The neon lights on the ceiling continued to stare down at us, like the scheming eyes of a dragon.
Dawn came as a relief.
We returned to the hospital at half past eight. It had started snowing, just a few flakes. I could see my tired face in the rear-view mirror. It made me wince, gave me a feeling of death, of inexorability.
I was on a downward path, hemmed in by my own epilogue. There were a few entries and exits still to go, but not much more.
I was so absorbed in my thoughts that I missed the turning for the hospital. Louise looked at me in surprise.

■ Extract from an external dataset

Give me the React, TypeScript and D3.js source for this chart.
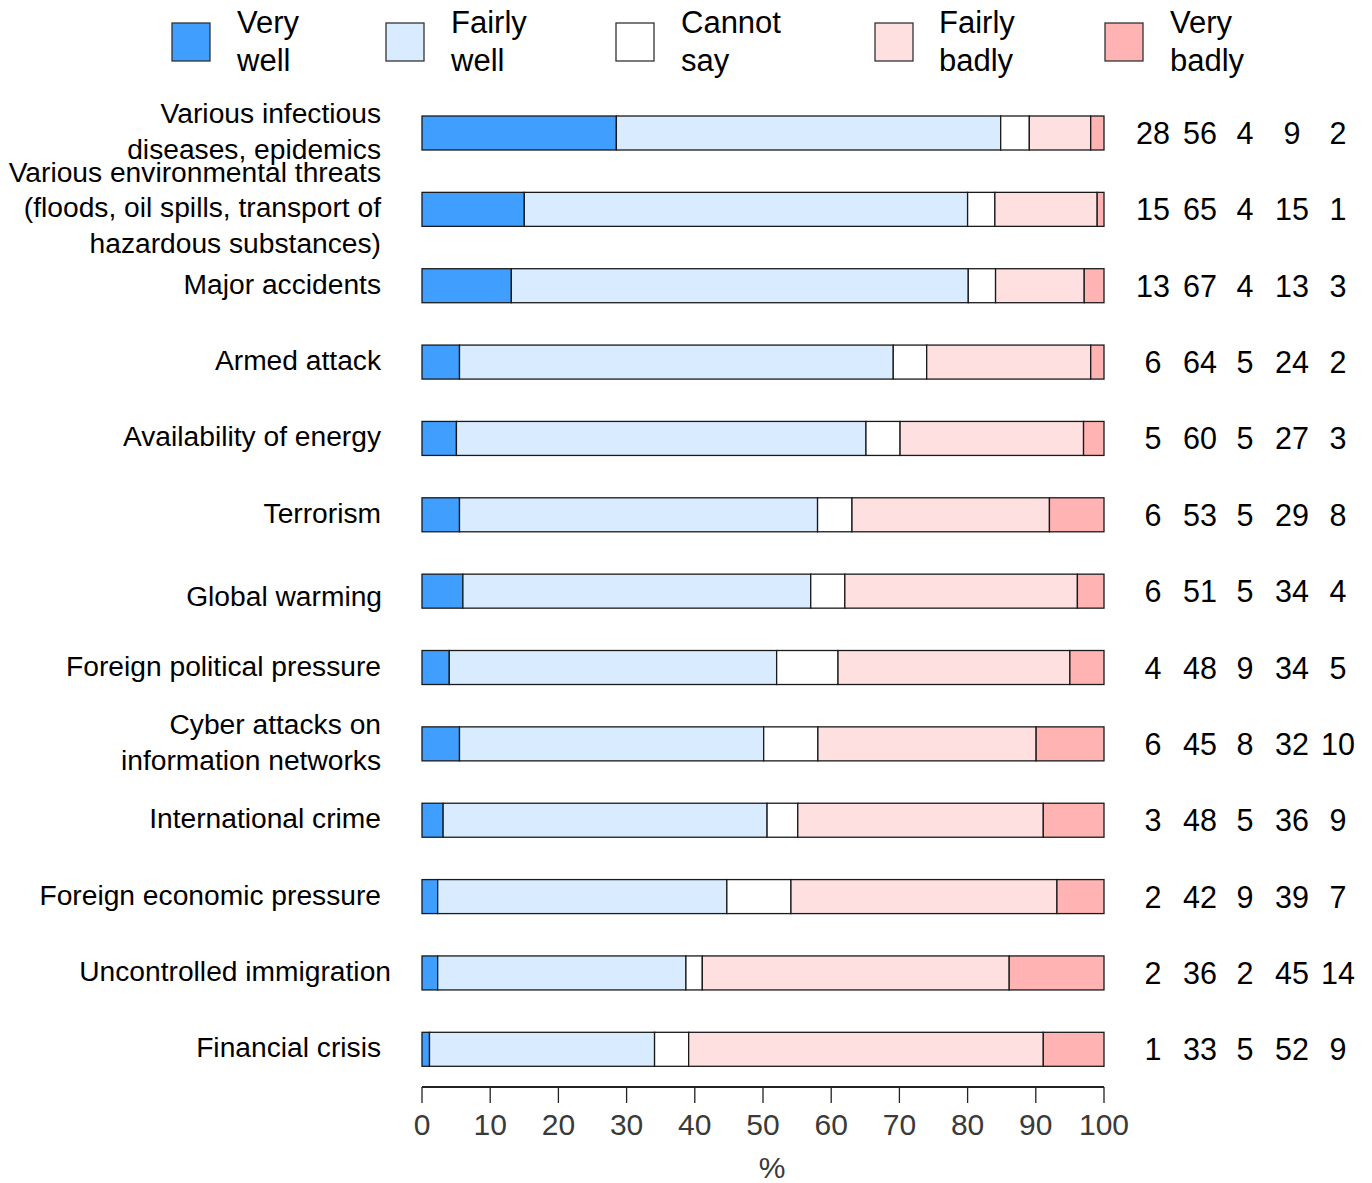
import React, { useEffect } from "react";
import * as d3 from "d3";

const categories = [
  "Various infectious\ndiseases, epidemics",
  "Various environmental threats\n(floods, oil spills, transport of\nhazardous substances)",
  "Major accidents",
  "Armed attack",
  "Availability of energy",
  "Terrorism",
  "Global warming",
  "Foreign political pressure",
  "Cyber attacks on\ninformation networks",
  "International crime",
  "Foreign economic pressure",
  "Uncontrolled immigration",
  "Financial crisis",
];

const seriesNames = ["Very\nwell", "Fairly\nwell", "Cannot\nsay", "Fairly\nbadly", "Very\nbadly"];
const seriesColors = ["#409EFF", "#D9ECFF", "#FFFFFF", "#FFE0E1", "#FFB3B3"];

// bar segment values (%), as drawn
const veryWell = [28.5, 15.0, 13.1, 5.5, 5.05, 5.5, 6.0, 4.0, 5.5, 3.1, 2.3, 2.3, 1.1];
const fairlyWell = [56.35, 65.0, 67.0, 63.6, 60.05, 52.5, 51.0, 48.0, 44.6, 47.5, 42.4, 36.4, 33.0];
const cannotSay = [4.2, 4.0, 4.0, 4.9, 5.0, 5.05, 5.0, 9.0, 7.95, 4.5, 9.4, 2.4, 5.0];
const fairlyBadly = [9.0, 15.0, 13.0, 24.05, 26.9, 28.95, 34.1, 34.0, 32.0, 36.0, 39.0, 45.0, 52.0];
const veryBadly = [1.95, 1.0, 2.9, 1.95, 3.0, 8.0, 3.9, 5.0, 9.95, 8.9, 6.9, 13.9, 8.9];

// printed numbers at the right
const lblVeryWell = [28, 15, 13, 6, 5, 6, 6, 4, 6, 3, 2, 2, 1];
const lblFairlyWell = [56, 65, 67, 64, 60, 53, 51, 48, 45, 48, 42, 36, 33];
const lblCannotSay = [4, 4, 4, 5, 5, 5, 5, 9, 8, 5, 9, 2, 5];
const lblFairlyBadly = [9, 15, 13, 24, 27, 29, 34, 34, 32, 36, 39, 45, 52];
const lblVeryBadly = [2, 1, 3, 2, 3, 8, 4, 5, 10, 9, 7, 14, 9];

const xTicks = [0, 10, 20, 30, 40, 50, 60, 70, 80, 90, 100];

const FONT = "'Liberation Sans', Arial, Helvetica, sans-serif";

export default function App() {
  useEffect(() => {
    document.body.style.margin = "0";
  }, []);

  const W = 1372, H = 1183;
  const x = d3.scaleLinear().domain([0, 100]).range([422, 1104]);
  const y = d3
    .scaleBand<string>()
    .domain(categories)
    .range([116, 1066.3])
    .paddingInner(1 - 34 / 76.36)
    .paddingOuter(0);
  const bw = y.bandwidth();

  const series = [veryWell, fairlyWell, cannotSay, fairlyBadly, veryBadly];
  const labels = [lblVeryWell, lblFairlyWell, lblCannotSay, lblFairlyBadly, lblVeryBadly];
  const table = categories.map((c, i) => {
    const row: any = { cat: c };
    series.forEach((s, k) => (row["s" + k] = s[i]));
    return row;
  });
  const stack = d3.stack<any>().keys(["s0", "s1", "s2", "s3", "s4"])(table);

  const labelCols = [1153, 1200, 1245, 1292, 1338];
  const legendBoxX = [172, 386, 616, 875, 1105];
  const legendTextX = [237, 451, 681, 939, 1170];
  const lineH = 35.5;
  const tweak: Record<number, { dx: number; dy: number }> = {
    6: { dx: 1, dy: 7 },
    11: { dx: 10, dy: 0 },
  };

  return (
    <svg width={W} height={H} style={{ display: "block", position: "absolute", left: 0, top: 0 }} fontFamily={FONT}>
      <rect width={W} height={H} fill="#fff" />
      {/* legend */}
      {seriesNames.map((n, k) => (
        <g key={k}>
          <rect x={legendBoxX[k]} y={23} width={38} height={38} fill={seriesColors[k]} stroke="#333" strokeWidth={1.3} />
          {n.split("\n").map((t, j) => (
            <text key={j} x={legendTextX[k]} y={33 + j * 37.5} fontSize={31} fill="#000">
              {t}
            </text>
          ))}
        </g>
      ))}
      {/* bars */}
      {stack.map((layer, k) => (
        <g key={k}>
          {layer.map((d, i) => (
            <rect
              key={i}
              x={x(d[0])}
              y={y(categories[i])}
              width={x(d[1]) - x(d[0])}
              height={bw}
              fill={seriesColors[k]}
              stroke="#1a1a1a"
              strokeWidth={1.3}
            />
          ))}
        </g>
      ))}
      {/* category labels */}
      {categories.map((c, i) => {
        const lines = c.split("\n");
        const cy = (y(c) as number) + bw / 2 + (tweak[i]?.dy || 0);
        const rx = 381 + (tweak[i]?.dx || 0);
        return (
          <g key={i}>
            {lines.map((t, j) => (
              <text
                key={j}
                x={rx}
                y={cy + (j - (lines.length - 1) / 2) * lineH + 8}
                fontSize={28.2}
                textAnchor="end"
                fill="#000"
              >
                {t}
              </text>
            ))}
          </g>
        );
      })}
      {/* right numbers */}
      {categories.map((c, i) => (
        <g key={i}>
          {labels.map((arr, k) => (
            <text
              key={k}
              x={labelCols[k]}
              y={(y(c) as number) + bw / 2 + 11}
              fontSize={30.5}
              textAnchor="middle"
              fill="#000"
            >
              {arr[i]}
            </text>
          ))}
        </g>
      ))}
      {/* x axis */}
      <line x1={x(0)} x2={x(100)} y1={1087} y2={1087} stroke="#222" strokeWidth={2} />
      {xTicks.map((t) => (
        <g key={t}>
          <line x1={x(t)} x2={x(t)} y1={1087} y2={1103} stroke="#222" strokeWidth={1.3} />
          <text x={x(t)} y={1135} fontSize={30} textAnchor="middle" fill="#3a3a3a">
            {t}
          </text>
        </g>
      ))}
      <text x={772} y={1178} fontSize={30} textAnchor="middle" fill="#3a3a3a">
        %
      </text>
    </svg>
  );
}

‘We should have turned right there.’
I said nothing, drove round the block and then took the correct turning. Standing outside the A&E entrance was one of the nurses who had received us during the night. She was smoking a cigarette and seemed to have forgotten who we were. In another age, I thought, she could have been in one of Caravaggio’s paintings.
We went in. The door to Harriet’s room was open. The room was empty. A nurse approached along the corridor. I asked about Harriet. She looked searchingly at us. We must have resembled a pair of woodlice that had crept out into view after a night spent under a cold stone.
‘Mrs Hörnfeldt is no longer here,’ she said.
‘Where have you sent her?’
‘We haven’t sent her anywhere. She simply went away. She got dressed and vanished.’
She seemed angry, as if Harriet had let her down personally.
‘But somebody must have seen her go, surely?’ I said.
‘The night staff kept checking regularly, but when they looked in at a quarter past seven, she had left. There’s nothing we can do.’
I turned to Louise. She made a movement with her eyes that I interpreted as a signal.
‘Did she leave anything behind?’ Louise asked.
‘No, nothing.’
‘Then she must have gone home.’
‘She ought to have informed us if she didn’t want to stay here.’